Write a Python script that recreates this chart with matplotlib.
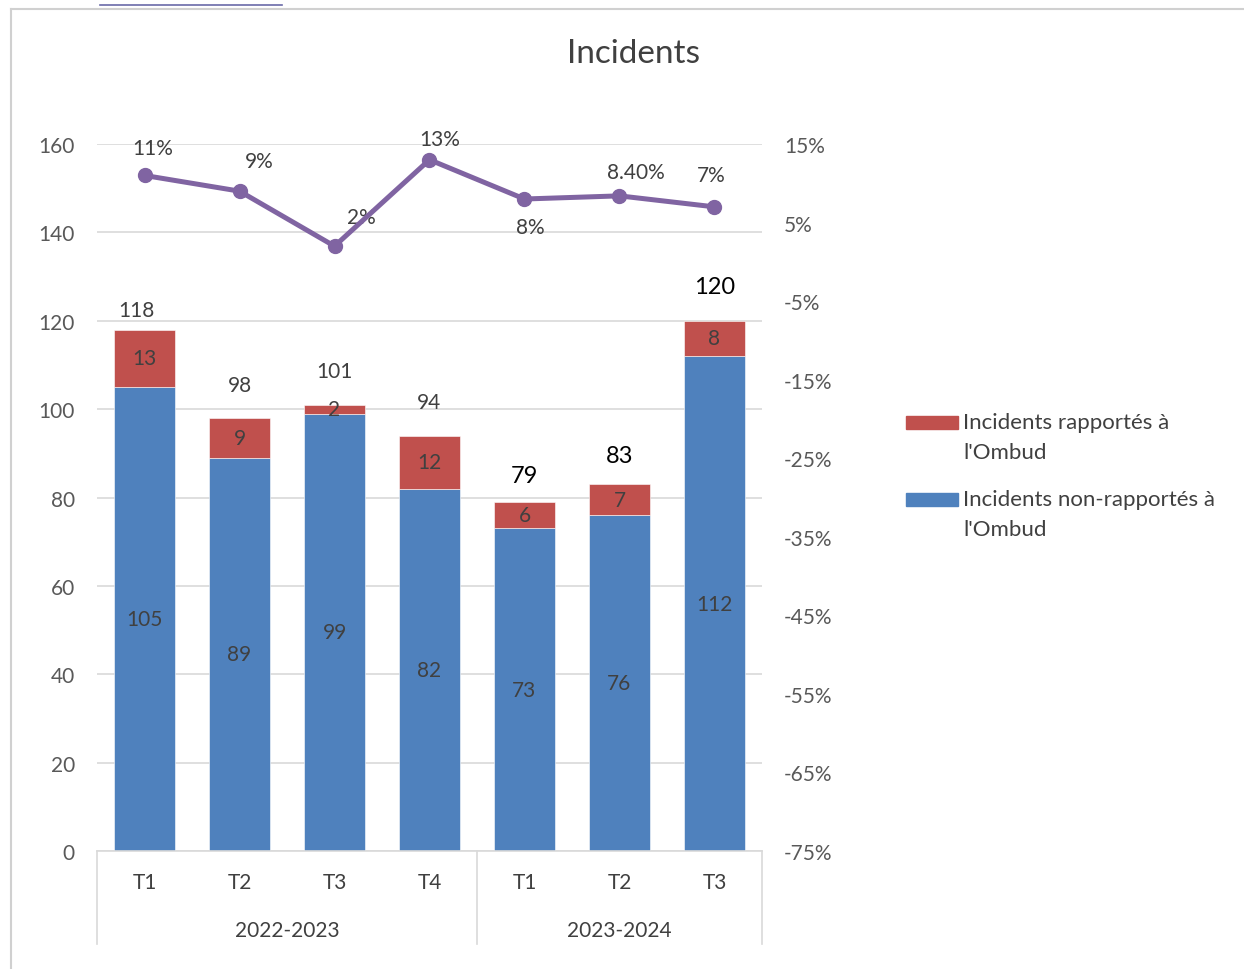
import numpy as np
import matplotlib.pyplot as plt
from matplotlib.patches import Rectangle
from matplotlib.lines import Line2D

plt.rcParams['font.family'] = ['Lato', 'DejaVu Sans']

# quarterly incident counts
quarters = ["T1", "T2", "T3", "T4", "T1", "T2", "T3"]
years = ["2022-2023", "2023-2024"]
year_sizes = [4, 3]
non_reported = [105, 89, 99, 82, 73, 76, 112]
reported = [13, 9, 2, 12, 6, 7, 8]
totals = [118, 98, 101, 94, 79, 83, 120]
pct_reported = [0.11, 0.09, 0.02, 0.13, 0.08, 0.084, 0.07]
pct_labels = ["11%", "9%", "2%", "13%", "8%", "8.40%", "7%"]
legend_labels = [["Incidents rapportés à", "l'Ombud"],
                 ["Incidents non-rapportés à", "l'Ombud"]]

BLUE = "#4F81BD"
RED = "#C0504D"
PURPLE = "#8064A2"
TXT = "#404040"
GRID = "#D9D9D9"
FS = 15

fig = plt.figure(figsize=(12.44, 9.70), dpi=100)
ax = fig.add_axes([0.078, 0.1216, 0.5345, 0.7289])
x = np.arange(len(quarters))

ax.bar(x, non_reported, width=0.64, color=BLUE, edgecolor="white", linewidth=0.4, zorder=2)
ax.bar(x, reported, width=0.64, bottom=non_reported, color=RED, edgecolor="white",
       linewidth=0.4, zorder=2)

ax.set_xlim(-0.5, len(quarters) - 0.5)
ax.set_ylim(0, 160)
ax.set_yticks(range(0, 161, 20))
ax.grid(axis="y", color=GRID, linewidth=1.2, zorder=0)
ax.set_xticks([])
for s in ["top", "right", "left"]:
    ax.spines[s].set_visible(False)
ax.spines["bottom"].set_color(GRID)
ax.spines["bottom"].set_linewidth(1.2)
ax.tick_params(axis="y", length=0, pad=16, labelsize=FS, labelcolor="#595959")

# segment values and totals
for i in range(len(x)):
    ax.text(x[i], non_reported[i] / 2, str(non_reported[i]), ha="center", va="center",
            fontsize=FS, color=TXT, zorder=3)
    ax.text(x[i], non_reported[i] + reported[i] / 2, str(reported[i]), ha="center",
            va="center", fontsize=FS, color=TXT, zorder=3)

total_offsets = [14, 24, 24, 24, 19, 21, 25]
total_colors = [TXT, TXT, TXT, TXT, "black", "black", "black"]
total_sizes = [FS, FS, FS, FS, 17, 17, 17]
for i in range(len(x)):
    ax.annotate(str(totals[i]), (x[i], totals[i]), xytext=(-6 if i == 0 else 0, total_offsets[i]),
                textcoords="offset points", ha="center", va="center",
                fontsize=total_sizes[i], color=total_colors[i])

# two-level category axis
for i, q in enumerate(quarters):
    ax.text(x[i], -0.044, q, transform=ax.get_xaxis_transform(), ha="center", va="center",
            fontsize=FS, color=TXT)
start = 0
bounds = [-0.5]
for name, n in zip(years, year_sizes):
    mid = start + (n - 1) / 2
    ax.text(mid, -0.111, name, transform=ax.get_xaxis_transform(), ha="center", va="center",
            fontsize=FS, color=TXT)
    start += n
    bounds.append(start - 0.5)
for b in bounds:
    ax.add_line(Line2D([b, b], [0, -0.131], transform=ax.get_xaxis_transform(),
                       color=GRID, linewidth=1.2, clip_on=False))

# secondary axis: share reported
ax2 = ax.twinx()
ax2.plot(x, pct_reported, color=PURPLE, linewidth=3.6, marker="o", markersize=10, zorder=4)
ax2.set_ylim(-0.75, 0.15)
ax2.set_yticks(np.arange(-0.75, 0.151, 0.10))
ax2.set_yticklabels([f"{v * 100:.0f}%" for v in np.arange(-0.75, 0.151, 0.10)])
ax2.tick_params(axis="y", length=0, pad=16, labelsize=FS, labelcolor="#595959")
for s in ax2.spines.values():
    s.set_visible(False)

pct_offsets = [(6, 20), (14, 22), (19, 21), (7, 15), (4, -20), (12, 17), (-2, 23)]
for i in range(len(x)):
    ax2.annotate(pct_labels[i], (x[i], pct_reported[i]), xytext=pct_offsets[i],
                 textcoords="offset points", ha="center", va="center", fontsize=FS, color=TXT)

fig.text(0.509, 0.944, "Incidents", ha="center", va="center", fontsize=24, color=TXT)

# legend drawn beside the plot, one swatch per series
H = 970
for color, lines, top in zip([RED, BLUE], legend_labels, [417, 494]):
    fig.patches.append(Rectangle((0.7283, 1 - (top + 13) / H), 0.0418, 13 / H,
                                 transform=fig.transFigure, color=color))
    for k, line in enumerate(lines):
        fig.text(0.7745, 1 - (top + 12.5 + 30 * k) / H, line, ha="left", va="baseline",
                 fontsize=16, color=TXT, transform=fig.transFigure)

# outer chart frame
fig.add_artist(Line2D([0.0085, 0.0085], [0, 0.99], transform=fig.transFigure,
                      color="#D0D0D0", linewidth=1.5))
fig.add_artist(Line2D([0.0085, 1.0], [0.99, 0.99], transform=fig.transFigure,
                      color="#D0D0D0", linewidth=1.5))
fig.add_artist(Line2D([0.08, 0.227], [0.994, 0.994], transform=fig.transFigure,
                      color="#6A6AA8", linewidth=1.2))

fig.savefig("out.png", dpi=100)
::::::
== What you need to do ==
Extract the lines exactly, please: the first line of the listing, the line with "plt.rcParams['font.family'] = ['Lato', 'DejaVu", and every line between them, but no pictures.

== Response for this exercise ==
Write a Python script that recreates this chart with matplotlib.
import numpy as np
import matplotlib.pyplot as plt
from matplotlib.patches import Rectangle
from matplotlib.lines import Line2D

plt.rcParams['font.family'] = ['Lato', 'DejaVu Sans']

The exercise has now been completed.